As I’ve mentioned a few times, Deana is making me do this 30-day writing challenge, because a month of writing prompts makes everything better. Or something.
Today’s prompt is a fun one, though, and I’m sure I’ll beat Deana with this one.
Day Seven: What tattoos do you have, and do they have any meaning?
I have one tattoo, on my left shoulder. I got it two years ago.
It’s the Chi-squared Goodness of Fit test.
I’d talked about getting a tattoo for years, but I was never really sure what to get. Then, after going through several relationship and job-related troubles, I decided it was time to do something permanent, to celebrate coming out the other side.
My sister and I had actually gone out a few months earlier to get tatted up, but, considering it was a holiday (I can’t remember if it was Black Friday or Christmas Eve), the tattoo place was closed.
I was living in an apartment, and I commented to my friend Catherine that everyone at the pool had tattoos, but none of them were interesting. I didn’t want any Chinese characters or tribal designs. Knives and snakes and skulls are all, of course, awesome, but I wanted something unique.
That’s where the Chi-squared Goodness of Fit test comes in.
My degree is in math. My graduate degree is in Operations Research. I used the Chi-squared Goodness of Fit test extensively in my Masters Thesis. Then I switched careers, and sides of my brain, and had to leave Chi-squared behind. It was time to bring it back.

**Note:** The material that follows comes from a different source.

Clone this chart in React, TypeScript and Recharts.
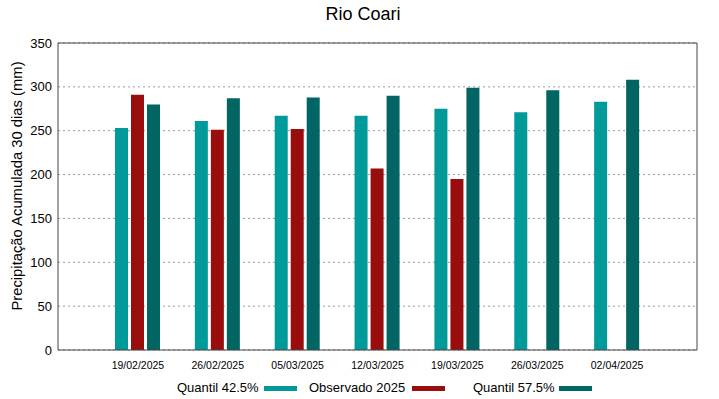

I’m sure I don’t have to tell any of you what the Goodness of Fit test is, but just in case:
In English, you have a whole bunch of data, and you have to figure out whether it has any type of organization. Chi-squared is a way to test for statistical significance. It involves creating categories and testing to see whether the data falls into categories the way you’d expect it to. In other words, does the data you see fit the way you expected?
Since things weren’t always fitting the way I expected in my life, it seemed like a good parallel. Plus, the Chi-squared distribution is a little bit skewed, which also fits me, and it’s only as strong as its degrees of freedom, which was also something I was becoming acquainted with.
She took me for a beer first, thinking that might be necessary to get me to go through with it, but there was no turning back at that point.
I handed the tattoo artist a copy of the Chi-squared Goodness of Fit test. He looked at it and asked me, “What is this? Like the formula for crystal meth or something?”
I told him no, and he looked disappointed. I believe he might have kept the piece of paper, just in case I was lying.
It didn’t take long–much shorter than I’d expected–and it didn’t hurt anywhere near as much as I’d thought it would.
And so I now am the proud owner of perhaps the only statistical significance test tat in existence.
At some point, I’ll pay tribute to the other side of my brain and get an inkwell tattoo on the right shoulder, but I’ll wait until I feel the strong need.
Until then, I think my one and only tattoo is a pretty good fit.